___ DATA FOR PROCESSING

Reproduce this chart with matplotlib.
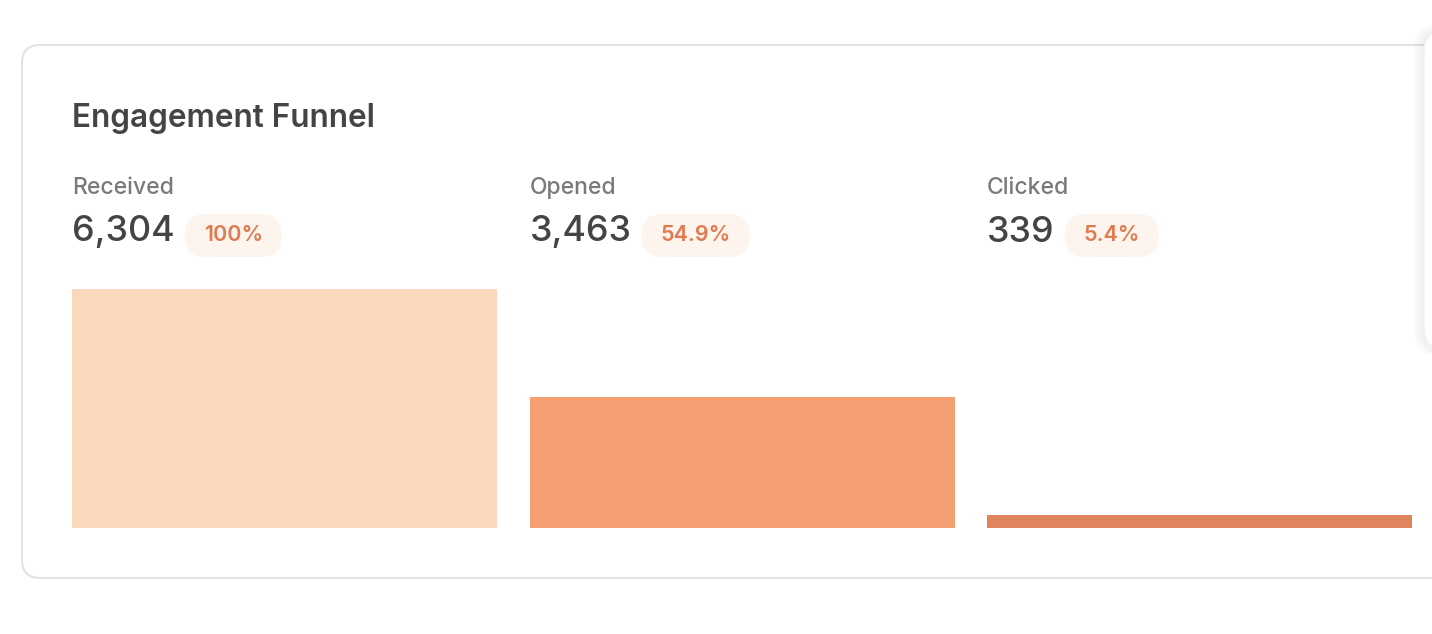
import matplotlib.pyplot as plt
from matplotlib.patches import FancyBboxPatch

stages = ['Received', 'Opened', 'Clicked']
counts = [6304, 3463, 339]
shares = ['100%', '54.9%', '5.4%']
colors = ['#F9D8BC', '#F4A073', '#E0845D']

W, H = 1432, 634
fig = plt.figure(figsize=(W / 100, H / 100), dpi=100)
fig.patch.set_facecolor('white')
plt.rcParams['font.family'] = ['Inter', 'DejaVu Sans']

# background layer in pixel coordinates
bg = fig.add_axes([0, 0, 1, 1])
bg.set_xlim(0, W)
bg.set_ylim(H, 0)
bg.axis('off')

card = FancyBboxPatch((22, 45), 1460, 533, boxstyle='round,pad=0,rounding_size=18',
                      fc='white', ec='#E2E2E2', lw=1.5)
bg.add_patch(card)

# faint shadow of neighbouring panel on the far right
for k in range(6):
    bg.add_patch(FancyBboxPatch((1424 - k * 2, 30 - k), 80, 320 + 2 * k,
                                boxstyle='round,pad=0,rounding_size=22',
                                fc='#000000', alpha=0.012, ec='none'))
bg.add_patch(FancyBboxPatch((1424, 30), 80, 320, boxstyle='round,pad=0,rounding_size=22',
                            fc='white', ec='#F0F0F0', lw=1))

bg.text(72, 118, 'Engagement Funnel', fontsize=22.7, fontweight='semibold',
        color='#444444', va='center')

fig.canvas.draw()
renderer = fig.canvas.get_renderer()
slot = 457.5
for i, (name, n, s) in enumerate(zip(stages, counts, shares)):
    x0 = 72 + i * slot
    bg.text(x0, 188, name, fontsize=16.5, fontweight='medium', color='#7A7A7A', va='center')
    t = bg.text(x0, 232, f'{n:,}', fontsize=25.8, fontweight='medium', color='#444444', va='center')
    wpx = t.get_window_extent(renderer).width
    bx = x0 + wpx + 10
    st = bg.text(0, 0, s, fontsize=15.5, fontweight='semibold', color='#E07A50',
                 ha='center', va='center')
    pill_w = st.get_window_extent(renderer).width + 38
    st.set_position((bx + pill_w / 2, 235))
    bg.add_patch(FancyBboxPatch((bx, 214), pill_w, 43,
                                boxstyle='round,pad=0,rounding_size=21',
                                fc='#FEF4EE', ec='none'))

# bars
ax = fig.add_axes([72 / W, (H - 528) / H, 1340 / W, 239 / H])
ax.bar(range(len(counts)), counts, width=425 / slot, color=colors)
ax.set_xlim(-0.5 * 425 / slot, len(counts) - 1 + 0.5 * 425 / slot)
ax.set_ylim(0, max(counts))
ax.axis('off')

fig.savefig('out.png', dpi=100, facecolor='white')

______
___ DATA FOR PROCESSING

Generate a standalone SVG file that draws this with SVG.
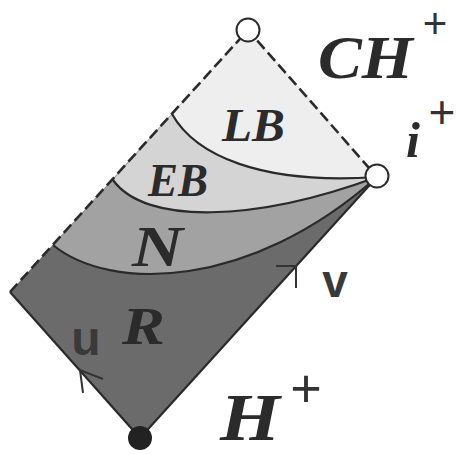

______

• _TASK STATEMENT_
Using the entries above, write out exactly the lines from the one with "Reproduce this chart with matplotlib." through the one with "bg.add_patch(card)", ends included. Leave out any pictures.

• _COMPLETE RESPONSE_
Reproduce this chart with matplotlib.
import matplotlib.pyplot as plt
from matplotlib.patches import FancyBboxPatch

stages = ['Received', 'Opened', 'Clicked']
counts = [6304, 3463, 339]
shares = ['100%', '54.9%', '5.4%']
colors = ['#F9D8BC', '#F4A073', '#E0845D']

W, H = 1432, 634
fig = plt.figure(figsize=(W / 100, H / 100), dpi=100)
fig.patch.set_facecolor('white')
plt.rcParams['font.family'] = ['Inter', 'DejaVu Sans']

# background layer in pixel coordinates
bg = fig.add_axes([0, 0, 1, 1])
bg.set_xlim(0, W)
bg.set_ylim(H, 0)
bg.axis('off')

card = FancyBboxPatch((22, 45), 1460, 533, boxstyle='round,pad=0,rounding_size=18',
                      fc='white', ec='#E2E2E2', lw=1.5)
bg.add_patch(card)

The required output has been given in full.